### DATASET CONTENT
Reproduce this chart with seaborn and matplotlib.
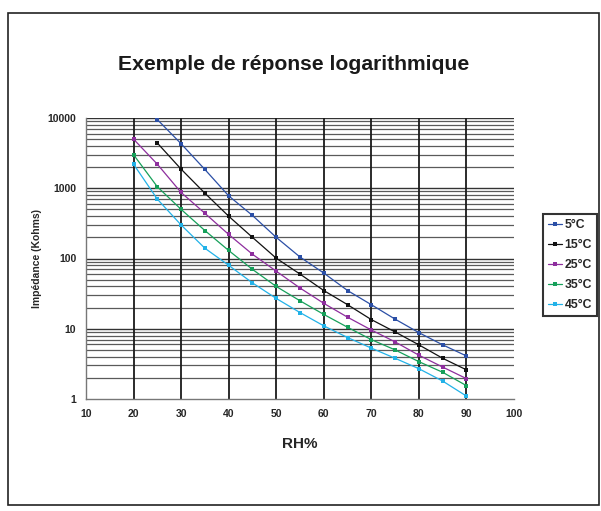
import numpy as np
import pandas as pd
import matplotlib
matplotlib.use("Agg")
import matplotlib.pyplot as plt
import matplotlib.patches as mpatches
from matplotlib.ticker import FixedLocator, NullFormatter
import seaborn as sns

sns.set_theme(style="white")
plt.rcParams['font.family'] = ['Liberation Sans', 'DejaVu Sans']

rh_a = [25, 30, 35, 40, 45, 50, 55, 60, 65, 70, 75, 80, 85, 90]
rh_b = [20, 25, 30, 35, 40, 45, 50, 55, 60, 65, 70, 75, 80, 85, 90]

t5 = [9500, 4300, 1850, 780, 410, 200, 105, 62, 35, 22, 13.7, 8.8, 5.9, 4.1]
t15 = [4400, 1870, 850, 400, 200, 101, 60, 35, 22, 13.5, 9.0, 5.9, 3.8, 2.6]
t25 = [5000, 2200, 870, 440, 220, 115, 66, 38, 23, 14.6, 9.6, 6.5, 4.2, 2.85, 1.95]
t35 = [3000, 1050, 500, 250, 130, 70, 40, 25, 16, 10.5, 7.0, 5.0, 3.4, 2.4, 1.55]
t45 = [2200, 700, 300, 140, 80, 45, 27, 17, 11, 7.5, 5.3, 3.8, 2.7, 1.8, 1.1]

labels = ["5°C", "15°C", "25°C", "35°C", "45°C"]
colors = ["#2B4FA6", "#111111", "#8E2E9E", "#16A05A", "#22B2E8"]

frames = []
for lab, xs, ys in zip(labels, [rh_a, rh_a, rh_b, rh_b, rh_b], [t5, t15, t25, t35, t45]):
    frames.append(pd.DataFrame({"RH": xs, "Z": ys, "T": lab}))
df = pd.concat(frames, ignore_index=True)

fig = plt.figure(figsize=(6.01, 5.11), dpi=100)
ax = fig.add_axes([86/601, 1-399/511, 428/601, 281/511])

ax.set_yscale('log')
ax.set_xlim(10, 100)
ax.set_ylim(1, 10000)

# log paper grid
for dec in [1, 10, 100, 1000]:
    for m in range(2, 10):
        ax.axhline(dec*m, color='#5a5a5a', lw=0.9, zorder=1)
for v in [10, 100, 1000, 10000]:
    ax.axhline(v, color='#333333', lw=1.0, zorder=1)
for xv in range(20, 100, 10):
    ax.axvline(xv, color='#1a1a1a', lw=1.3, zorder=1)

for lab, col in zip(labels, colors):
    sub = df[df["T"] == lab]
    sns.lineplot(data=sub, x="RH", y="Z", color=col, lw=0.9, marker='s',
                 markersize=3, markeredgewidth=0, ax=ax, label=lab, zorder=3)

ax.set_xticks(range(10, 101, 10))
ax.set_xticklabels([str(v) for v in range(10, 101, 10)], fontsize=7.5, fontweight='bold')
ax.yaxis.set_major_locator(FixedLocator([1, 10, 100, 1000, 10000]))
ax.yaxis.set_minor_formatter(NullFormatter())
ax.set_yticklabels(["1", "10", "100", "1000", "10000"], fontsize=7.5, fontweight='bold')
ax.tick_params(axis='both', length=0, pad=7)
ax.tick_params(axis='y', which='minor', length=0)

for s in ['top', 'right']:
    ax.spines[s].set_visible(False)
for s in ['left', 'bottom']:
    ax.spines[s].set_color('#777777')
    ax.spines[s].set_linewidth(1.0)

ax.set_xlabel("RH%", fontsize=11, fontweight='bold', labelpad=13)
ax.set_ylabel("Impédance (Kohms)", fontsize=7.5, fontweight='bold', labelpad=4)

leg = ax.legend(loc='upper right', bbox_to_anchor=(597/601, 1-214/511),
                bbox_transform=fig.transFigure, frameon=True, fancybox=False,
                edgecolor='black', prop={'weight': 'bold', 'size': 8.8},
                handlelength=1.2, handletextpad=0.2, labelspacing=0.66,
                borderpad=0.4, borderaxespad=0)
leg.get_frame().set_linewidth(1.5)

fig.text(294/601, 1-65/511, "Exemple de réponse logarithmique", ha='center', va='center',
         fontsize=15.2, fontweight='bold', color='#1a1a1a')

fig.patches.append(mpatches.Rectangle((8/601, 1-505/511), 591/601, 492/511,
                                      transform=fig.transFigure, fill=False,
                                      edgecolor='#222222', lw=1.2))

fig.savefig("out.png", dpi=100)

### EXERCISE INSTRUCTIONS
Print the complete listing exactly, apart from any pictures.

### RESULT
Reproduce this chart with seaborn and matplotlib.
import numpy as np
import pandas as pd
import matplotlib
matplotlib.use("Agg")
import matplotlib.pyplot as plt
import matplotlib.patches as mpatches
from matplotlib.ticker import FixedLocator, NullFormatter
import seaborn as sns

sns.set_theme(style="white")
plt.rcParams['font.family'] = ['Liberation Sans', 'DejaVu Sans']

rh_a = [25, 30, 35, 40, 45, 50, 55, 60, 65, 70, 75, 80, 85, 90]
rh_b = [20, 25, 30, 35, 40, 45, 50, 55, 60, 65, 70, 75, 80, 85, 90]

t5 = [9500, 4300, 1850, 780, 410, 200, 105, 62, 35, 22, 13.7, 8.8, 5.9, 4.1]
t15 = [4400, 1870, 850, 400, 200, 101, 60, 35, 22, 13.5, 9.0, 5.9, 3.8, 2.6]
t25 = [5000, 2200, 870, 440, 220, 115, 66, 38, 23, 14.6, 9.6, 6.5, 4.2, 2.85, 1.95]
t35 = [3000, 1050, 500, 250, 130, 70, 40, 25, 16, 10.5, 7.0, 5.0, 3.4, 2.4, 1.55]
t45 = [2200, 700, 300, 140, 80, 45, 27, 17, 11, 7.5, 5.3, 3.8, 2.7, 1.8, 1.1]

labels = ["5°C", "15°C", "25°C", "35°C", "45°C"]
colors = ["#2B4FA6", "#111111", "#8E2E9E", "#16A05A", "#22B2E8"]

frames = []
for lab, xs, ys in zip(labels, [rh_a, rh_a, rh_b, rh_b, rh_b], [t5, t15, t25, t35, t45]):
    frames.append(pd.DataFrame({"RH": xs, "Z": ys, "T": lab}))
df = pd.concat(frames, ignore_index=True)

fig = plt.figure(figsize=(6.01, 5.11), dpi=100)
ax = fig.add_axes([86/601, 1-399/511, 428/601, 281/511])

ax.set_yscale('log')
ax.set_xlim(10, 100)
ax.set_ylim(1, 10000)

# log paper grid
for dec in [1, 10, 100, 1000]:
    for m in range(2, 10):
        ax.axhline(dec*m, color='#5a5a5a', lw=0.9, zorder=1)
for v in [10, 100, 1000, 10000]:
    ax.axhline(v, color='#333333', lw=1.0, zorder=1)
for xv in range(20, 100, 10):
    ax.axvline(xv, color='#1a1a1a', lw=1.3, zorder=1)

for lab, col in zip(labels, colors):
    sub = df[df["T"] == lab]
    sns.lineplot(data=sub, x="RH", y="Z", color=col, lw=0.9, marker='s',
                 markersize=3, markeredgewidth=0, ax=ax, label=lab, zorder=3)

ax.set_xticks(range(10, 101, 10))
ax.set_xticklabels([str(v) for v in range(10, 101, 10)], fontsize=7.5, fontweight='bold')
ax.yaxis.set_major_locator(FixedLocator([1, 10, 100, 1000, 10000]))
ax.yaxis.set_minor_formatter(NullFormatter())
ax.set_yticklabels(["1", "10", "100", "1000", "10000"], fontsize=7.5, fontweight='bold')
ax.tick_params(axis='both', length=0, pad=7)
ax.tick_params(axis='y', which='minor', length=0)

for s in ['top', 'right']:
    ax.spines[s].set_visible(False)
for s in ['left', 'bottom']:
    ax.spines[s].set_color('#777777')
    ax.spines[s].set_linewidth(1.0)

ax.set_xlabel("RH%", fontsize=11, fontweight='bold', labelpad=13)
ax.set_ylabel("Impédance (Kohms)", fontsize=7.5, fontweight='bold', labelpad=4)

leg = ax.legend(loc='upper right', bbox_to_anchor=(597/601, 1-214/511),
                bbox_transform=fig.transFigure, frameon=True, fancybox=False,
                edgecolor='black', prop={'weight': 'bold', 'size': 8.8},
                handlelength=1.2, handletextpad=0.2, labelspacing=0.66,
                borderpad=0.4, borderaxespad=0)
leg.get_frame().set_linewidth(1.5)

fig.text(294/601, 1-65/511, "Exemple de réponse logarithmique", ha='center', va='center',
         fontsize=15.2, fontweight='bold', color='#1a1a1a')

fig.patches.append(mpatches.Rectangle((8/601, 1-505/511), 591/601, 492/511,
                                      transform=fig.transFigure, fill=False,
                                      edgecolor='#222222', lw=1.2))

fig.savefig("out.png", dpi=100)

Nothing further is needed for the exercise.